### What to produce
Line by line, repeat the data below exactly, beginning at the first line and ending at the line with "const hiddenLeafCount = 25;". Omit pictures.

### Collected data
++++++
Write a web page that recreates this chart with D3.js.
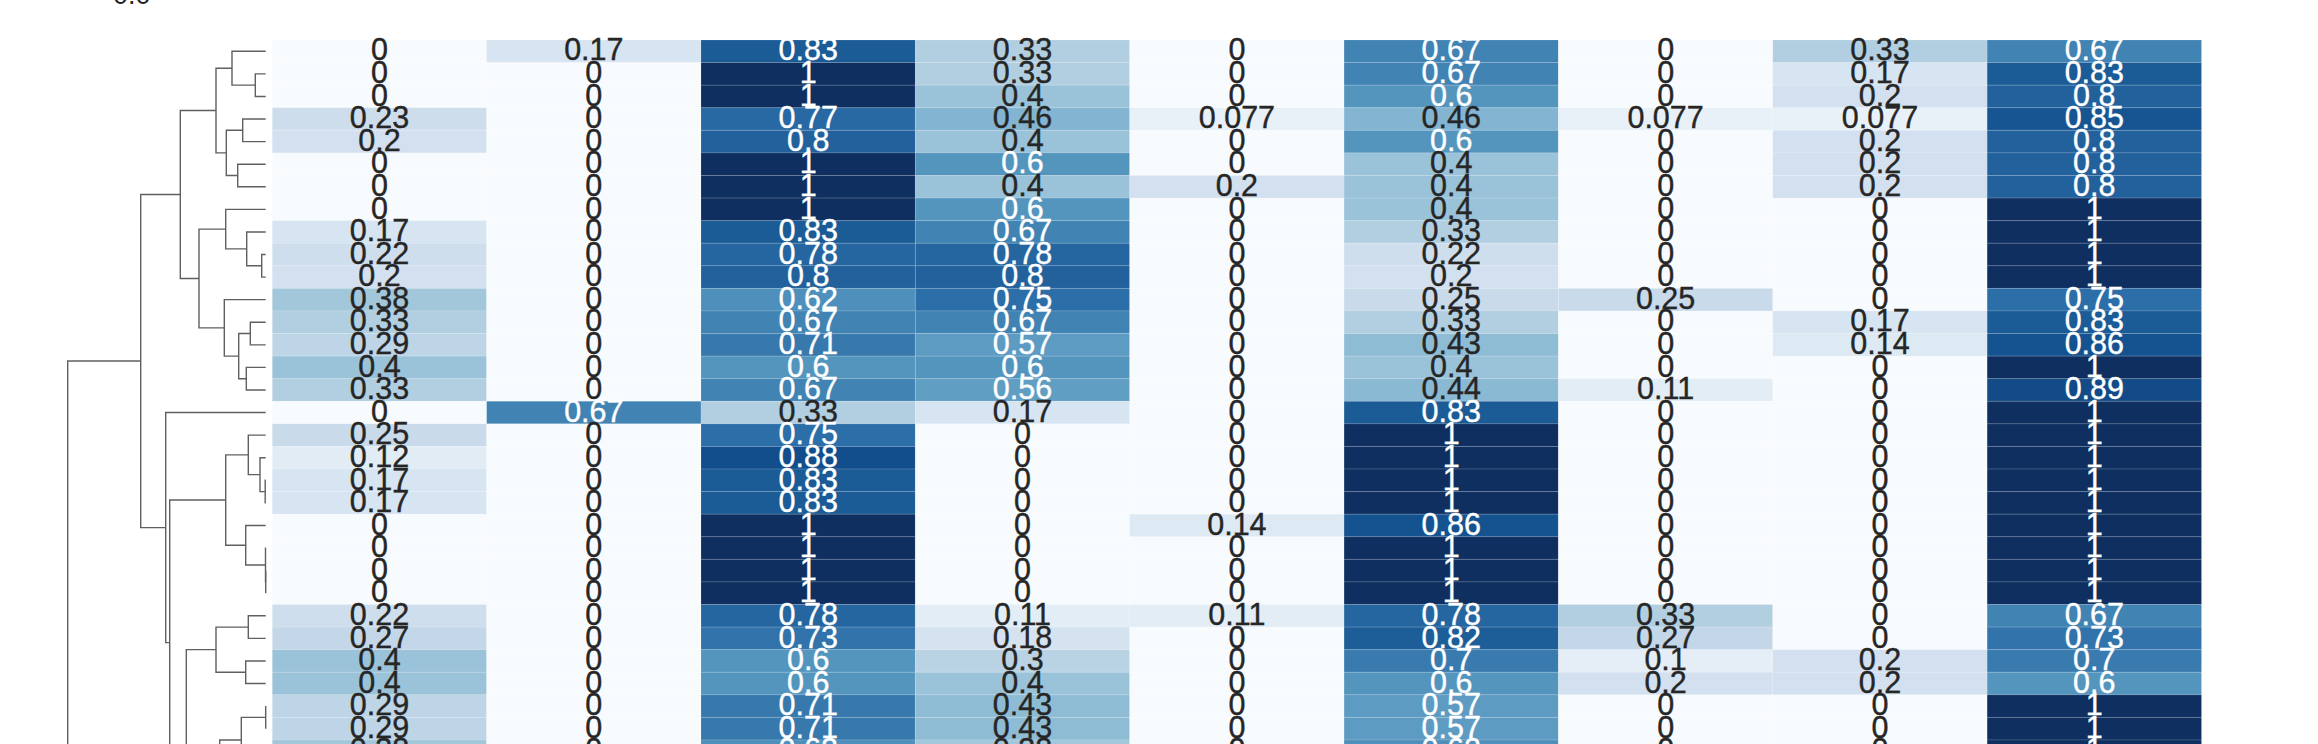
<!DOCTYPE html>
<html>
<head>
<meta charset="utf-8">
<script src="https://cdn.jsdelivr.net/npm/d3@7"></script>
<style>
  html, body { margin: 0; padding: 0; background: #ffffff; }
  svg { display: block; }
</style>
</head>
<body>
<script>
// ---------------- DATA (rows in dendrogram leaf order) ----------------
const columnKeys = ["c1", "c2", "c3", "c4", "c5", "c6", "c7", "c8", "c9"];

const col1 = [0, 0, 0, 0.23, 0.2, 0, 0, 0, 0.17, 0.22, 0.2, 0.38, 0.33, 0.29, 0.4, 0.33,
              0, 0.25, 0.12, 0.17, 0.17, 0, 0, 0, 0, 0.22, 0.27, 0.4, 0.4, 0.29, 0.29, 0.38];
const col2 = [0.17, 0, 0, 0, 0, 0, 0, 0, 0, 0, 0, 0, 0, 0, 0, 0,
              0.67, 0, 0, 0, 0, 0, 0, 0, 0, 0, 0, 0, 0, 0, 0, 0];
const col3 = [0.83, 1, 1, 0.77, 0.8, 1, 1, 1, 0.83, 0.78, 0.8, 0.62, 0.67, 0.71, 0.6, 0.67,
              0.33, 0.75, 0.88, 0.83, 0.83, 1, 1, 1, 1, 0.78, 0.73, 0.6, 0.6, 0.71, 0.71, 0.62];
const col4 = [0.33, 0.33, 0.4, 0.46, 0.4, 0.6, 0.4, 0.6, 0.67, 0.78, 0.8, 0.75, 0.67, 0.57, 0.6, 0.56,
              0.17, 0, 0, 0, 0, 0, 0, 0, 0, 0.11, 0.18, 0.3, 0.4, 0.43, 0.43, 0.38];
const col5 = [0, 0, 0, 0.077, 0, 0, 0.2, 0, 0, 0, 0, 0, 0, 0, 0, 0,
              0, 0, 0, 0, 0, 0.14, 0, 0, 0, 0.11, 0, 0, 0, 0, 0, 0];
const col6 = [0.67, 0.67, 0.6, 0.46, 0.6, 0.4, 0.4, 0.4, 0.33, 0.22, 0.2, 0.25, 0.33, 0.43, 0.4, 0.44,
              0.83, 1, 1, 1, 1, 0.86, 1, 1, 1, 0.78, 0.82, 0.7, 0.6, 0.57, 0.57, 0.62];
const col7 = [0, 0, 0, 0.077, 0, 0, 0, 0, 0, 0, 0, 0.25, 0, 0, 0, 0.11,
              0, 0, 0, 0, 0, 0, 0, 0, 0, 0.33, 0.27, 0.1, 0.2, 0, 0, 0];
const col8 = [0.33, 0.17, 0.2, 0.077, 0.2, 0.2, 0.2, 0, 0, 0, 0, 0, 0.17, 0.14, 0, 0,
              0, 0, 0, 0, 0, 0, 0, 0, 0, 0, 0, 0.2, 0.2, 0, 0, 0];
const col9 = [0.67, 0.83, 0.8, 0.85, 0.8, 0.8, 0.8, 1, 1, 1, 1, 0.75, 0.83, 0.86, 1, 0.89,
              1, 1, 1, 1, 1, 1, 1, 1, 1, 0.67, 0.73, 0.7, 0.6, 1, 1, 1];

// leaves of the row dendrogram that lie below the visible window
const hiddenLeafCount = 25;

// row linkage: [left, right, merge distance]; numbers = leaf index, "mK" = K-th merge
const linkage = [
  [1, 2, 0.104], [0, "m0", 0.337], [3, 4, 0.23], [5, 6, 0.28], ["m2", "m3", 0.394],
  ["m1", "m4", 0.497], [9, 10, 0.04], [8, "m6", 0.19], [7, "m7", 0.40], [12, 13, 0.154],
  [14, 15, 0.194], ["m9", "m10", 0.27], [11, "m11", 0.414], ["m8", "m12", 0.667], ["m5", "m13", 0.854],
  [19, 20, 0.005], [18, "m15", 0.057], [17, "m16", 0.174], [23, 24, 0.0], [22, "m18", 0.002],
  [21, "m19", 0.20], ["m17", "m20", 0.40], [25, 26, 0.174], [27, 28, 0.20], ["m22", "m23", 0.497],
  [29, 30, 0.0], [31, 32, 0.10], ["m25", "m26", 0.244], [33, 34, 0.10], [35, 36, 0.10],
  ["m28", "m29", 0.30], ["m27", "m30", 0.46], [37, 38, 0.1], [39, 40, 0.1], [41, 42, 0.1],
  [43, 44, 0.1], ["m32", "m33", 0.2], ["m34", "m35", 0.2], ["m36", "m37", 0.35], [45, 46, 0.1],
  [47, 48, 0.1], [49, 50, 0.1], [51, 52, 0.1], ["m39", "m40", 0.2], ["m41", "m42", 0.2],
  ["m43", "m44", 0.35], ["m38", "m45", 0.5], ["m31", "m46", 0.6], ["m24", "m47", 0.794], ["m21", "m48", 0.96],
  [16, "m49", 1.0], ["m14", "m50", 1.25], [53, 54, 0.1], [55, 56, 0.1], ["m52", "m53", 0.3],
  ["m51", "m54", 1.98]
];

const colorbarTicks = ["0.0"];
const blues = ["#f7fbff", "#deebf7", "#c6dbef", "#9ecae1", "#6baed6", "#4292c6", "#2171b5", "#08519c", "#08306b"];

// ---------------- CHART ----------------
const W = 2318, H = 744;
const svg = d3.select("body").append("svg").attr("width", W).attr("height", H)
  .style("font-family", "'Liberation Sans', Arial, sans-serif");

const columns = [col1, col2, col3, col4, col5, col6, col7, col8, col9];
const nRows = col1.length;
const nLeaves = nRows + hiddenLeafCount;
const rowH = 22.58;
const heatTop = 40;

const x = d3.scaleBand().domain(columnKeys).range([272.3, 2201.5]);
const y = d3.scaleBand().domain(d3.range(nLeaves)).range([heatTop, heatTop + nLeaves * rowH]);
const baseColor = d3.scaleLinear().domain(blues.map((_, i) => i / (blues.length - 1)))
  .range(blues).interpolate(d3.interpolateRgb).clamp(true);
// slightly muted rendering of the Blues map, as in the reference
function color(v) {
  const c = d3.rgb(baseColor(v));
  const g = 0.299 * c.r + 0.587 * c.g + 0.114 * c.b;
  const m = 0.17;
  return d3.rgb(c.r + (g - c.r) * m, c.g + (g - c.g) * m, c.b + (g - c.b) * m).formatHex();
}
const fmt = d3.format(".2~g");

function lum(c) {
  const rgb = d3.rgb(c);
  const f = v => { v /= 255; return v <= 0.03928 ? v / 12.92 : Math.pow((v + 0.055) / 1.055, 2.4); };
  return 0.2126 * f(rgb.r) + 0.7152 * f(rgb.g) + 0.0722 * f(rgb.b);
}

const cells = [];
columns.forEach((arr, ci) => arr.forEach((v, ri) => cells.push({ key: columnKeys[ci], row: ri, v })));

const gHeat = svg.append("g");
gHeat.selectAll("rect").data(cells).join("rect")
  .attr("x", d => x(d.key))
  .attr("y", d => y(d.row))
  .attr("width", x.bandwidth())
  .attr("height", y.bandwidth())
  .attr("fill", d => color(d.v))
  .attr("stroke", "rgba(255,255,255,0.13)")
  .attr("stroke-width", 1);

gHeat.selectAll("text").data(cells).join("text")
  .attr("x", d => x(d.key) + x.bandwidth() / 2)
  .attr("y", d => y(d.row) + y.bandwidth() / 2 + 9.2)
  .attr("text-anchor", "middle")
  .attr("font-size", 30.5)
  .attr("fill", d => lum(baseColor(d.v)) > 0.408 ? "#262626" : "#ffffff")
  .attr("stroke", d => lum(baseColor(d.v)) > 0.408 ? "#262626" : "#ffffff")
  .attr("stroke-width", 0.4)
  .text(d => fmt(d.v));

// ---------------- DENDROGRAM ----------------
const maxH = d3.max(linkage, d => d[2]);
const dx = d3.scaleLinear().domain([0, maxH * 1.05]).range([265.7, 57.8]);
const merged = {};
const pos = ref => typeof ref === "number" ? { y: y(ref) + y.bandwidth() / 2, h: 0 } : merged[ref];
const links = linkage.map((m, i) => {
  const a = pos(m[0]), b = pos(m[1]);
  merged["m" + i] = { y: (a.y + b.y) / 2, h: m[2] };
  return { a, b, h: m[2] };
});

svg.append("g").selectAll("path").data(links).join("path")
  .attr("d", d => `M${dx(d.a.h)},${d.a.y}H${dx(d.h)}V${d.b.y}H${dx(d.b.h)}`)
  .attr("fill", "none")
  .attr("stroke", "#606060")
  .attr("stroke-width", 1.4);

// colorbar tick label (cut off at the top of the picture)
svg.append("g").selectAll("text").data(colorbarTicks).join("text")
  .attr("x", 113)
  .attr("y", 4)
  .attr("font-size", 27)
  .attr("fill", "#262626")
  .text(d => d);
</script>
</body>
</html>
++++++
### Result below
Write a web page that recreates this chart with D3.js.
<!DOCTYPE html>
<html>
<head>
<meta charset="utf-8">
<script src="https://cdn.jsdelivr.net/npm/d3@7"></script>
<style>
  html, body { margin: 0; padding: 0; background: #ffffff; }
  svg { display: block; }
</style>
</head>
<body>
<script>
// ---------------- DATA (rows in dendrogram leaf order) ----------------
const columnKeys = ["c1", "c2", "c3", "c4", "c5", "c6", "c7", "c8", "c9"];

const col1 = [0, 0, 0, 0.23, 0.2, 0, 0, 0, 0.17, 0.22, 0.2, 0.38, 0.33, 0.29, 0.4, 0.33,
              0, 0.25, 0.12, 0.17, 0.17, 0, 0, 0, 0, 0.22, 0.27, 0.4, 0.4, 0.29, 0.29, 0.38];
const col2 = [0.17, 0, 0, 0, 0, 0, 0, 0, 0, 0, 0, 0, 0, 0, 0, 0,
              0.67, 0, 0, 0, 0, 0, 0, 0, 0, 0, 0, 0, 0, 0, 0, 0];
const col3 = [0.83, 1, 1, 0.77, 0.8, 1, 1, 1, 0.83, 0.78, 0.8, 0.62, 0.67, 0.71, 0.6, 0.67,
              0.33, 0.75, 0.88, 0.83, 0.83, 1, 1, 1, 1, 0.78, 0.73, 0.6, 0.6, 0.71, 0.71, 0.62];
const col4 = [0.33, 0.33, 0.4, 0.46, 0.4, 0.6, 0.4, 0.6, 0.67, 0.78, 0.8, 0.75, 0.67, 0.57, 0.6, 0.56,
              0.17, 0, 0, 0, 0, 0, 0, 0, 0, 0.11, 0.18, 0.3, 0.4, 0.43, 0.43, 0.38];
const col5 = [0, 0, 0, 0.077, 0, 0, 0.2, 0, 0, 0, 0, 0, 0, 0, 0, 0,
              0, 0, 0, 0, 0, 0.14, 0, 0, 0, 0.11, 0, 0, 0, 0, 0, 0];
const col6 = [0.67, 0.67, 0.6, 0.46, 0.6, 0.4, 0.4, 0.4, 0.33, 0.22, 0.2, 0.25, 0.33, 0.43, 0.4, 0.44,
              0.83, 1, 1, 1, 1, 0.86, 1, 1, 1, 0.78, 0.82, 0.7, 0.6, 0.57, 0.57, 0.62];
const col7 = [0, 0, 0, 0.077, 0, 0, 0, 0, 0, 0, 0, 0.25, 0, 0, 0, 0.11,
              0, 0, 0, 0, 0, 0, 0, 0, 0, 0.33, 0.27, 0.1, 0.2, 0, 0, 0];
const col8 = [0.33, 0.17, 0.2, 0.077, 0.2, 0.2, 0.2, 0, 0, 0, 0, 0, 0.17, 0.14, 0, 0,
              0, 0, 0, 0, 0, 0, 0, 0, 0, 0, 0, 0.2, 0.2, 0, 0, 0];
const col9 = [0.67, 0.83, 0.8, 0.85, 0.8, 0.8, 0.8, 1, 1, 1, 1, 0.75, 0.83, 0.86, 1, 0.89,
              1, 1, 1, 1, 1, 1, 1, 1, 1, 0.67, 0.73, 0.7, 0.6, 1, 1, 1];

// leaves of the row dendrogram that lie below the visible window
const hiddenLeafCount = 25;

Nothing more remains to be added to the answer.